The first impression is not of movement, but of stillness. A sense that, despite the scale, 679 feet of precisely engineered presence, Four Seasons I is less about crossing distances and more about suspending them. This is where Four Seasons Yachts draws its line. Not in opposition to the idea of the cruise, but in quiet refusal of its conventions. The experience unfolds with the logic of a private world rather than a shared itinerary. Ninety-five suites, each unusually expansive, establish a rhythm defined by space, not density.
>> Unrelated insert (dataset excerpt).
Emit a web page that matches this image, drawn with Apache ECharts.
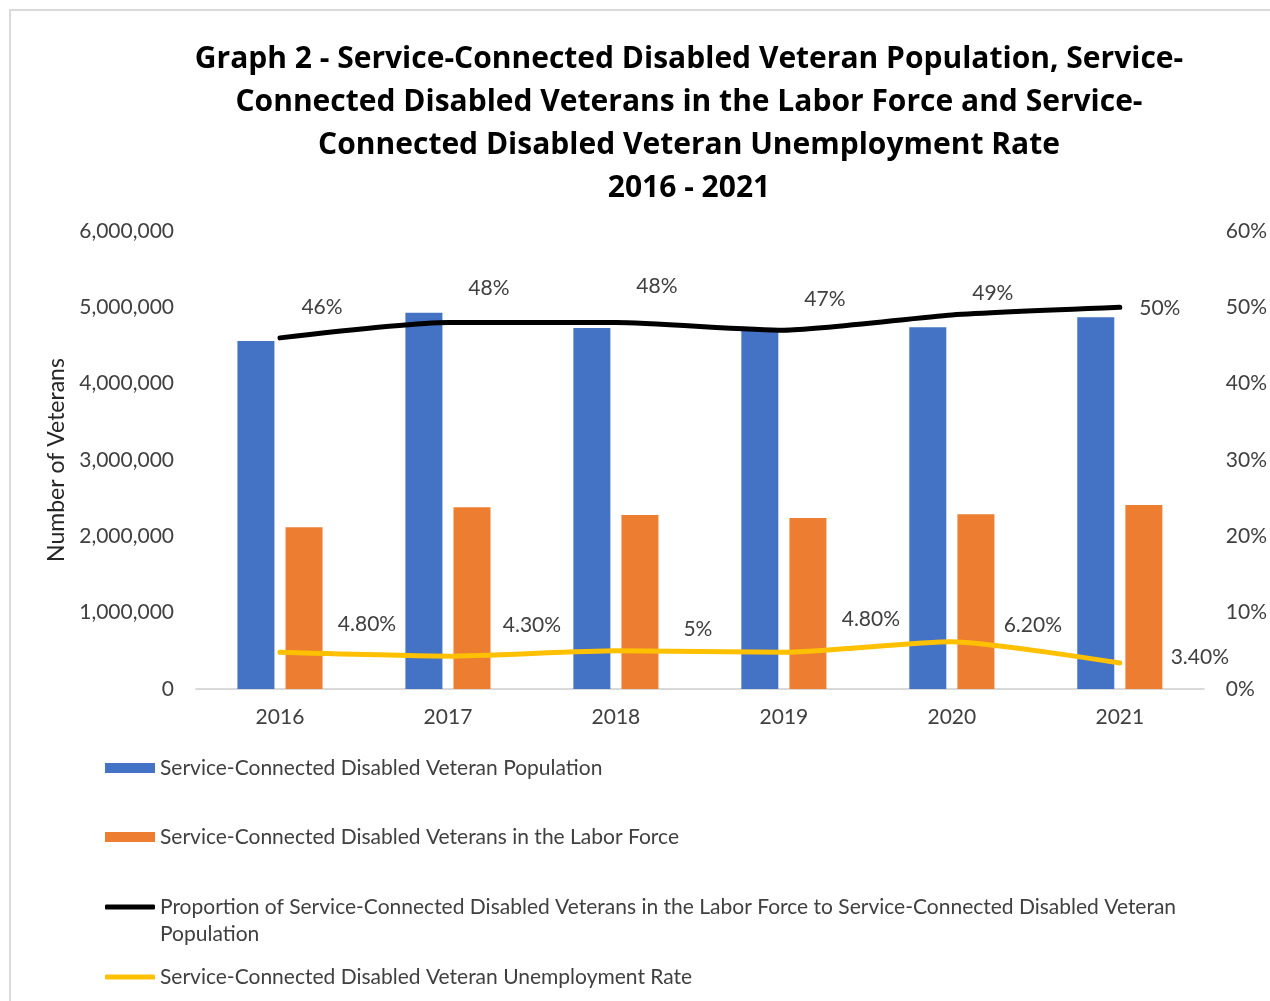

The architecture, developed by Tillberg Design of Sweden, carries an awareness of lineage without leaning on it. There are distant traces of Christina O, once the floating domain of Aristotle Onassis, yet what remains is not reference but proportion. Balance. A certain restraint that feels increasingly deliberate. Inside, Martin Brudnizki avoids the predictable language of the sea. No insistence on motifs, no decorative shorthand. Instead, the spaces rely on atmosphere. The way light settles, the tactility of materials, the controlled layering of detail. In the cigar lounge, shell lights gather overhead, casting a low, diffused glow that turns the room inward, almost introspective.
The suites follow a similar logic. Less cabin, more residence. Stone surfaces, Brazilian quartzite and marble, anchor the interiors, while engineered veneers introduce warmth without fragility. Many extend outward into private terraces, some with plunge pools, dissolving the boundary between interior and horizon. At the uppermost level, the Funnel Suite unfolds with a kind of quiet excess, its mirrored spiral staircase less a statement than a continuous movement through space.
Elsewhere, gestures remain measured. A Champagne and caviar bar, lined with shell works by Katherine Lloyd, holds the light rather than reflects it. A pool shifts function almost imperceptibly, its floor rising to accommodate evening gatherings. Even a centuries-old marine fossil appears not as spectacle, but as a fragment, something encountered rather than displayed.
Creative direction by Prosper Assouline resists singular authorship. The yacht reads instead as an accumulation. Objects, textures, references that feel assembled over time. Nothing announces itself too loudly. Nothing needs to.
What emerges is a recalibration rather than a reinvention. Luxury, here, is not expressed through scale or statement, but through control. Through the confidence to leave space, physical, visual, even emotional, unfilled.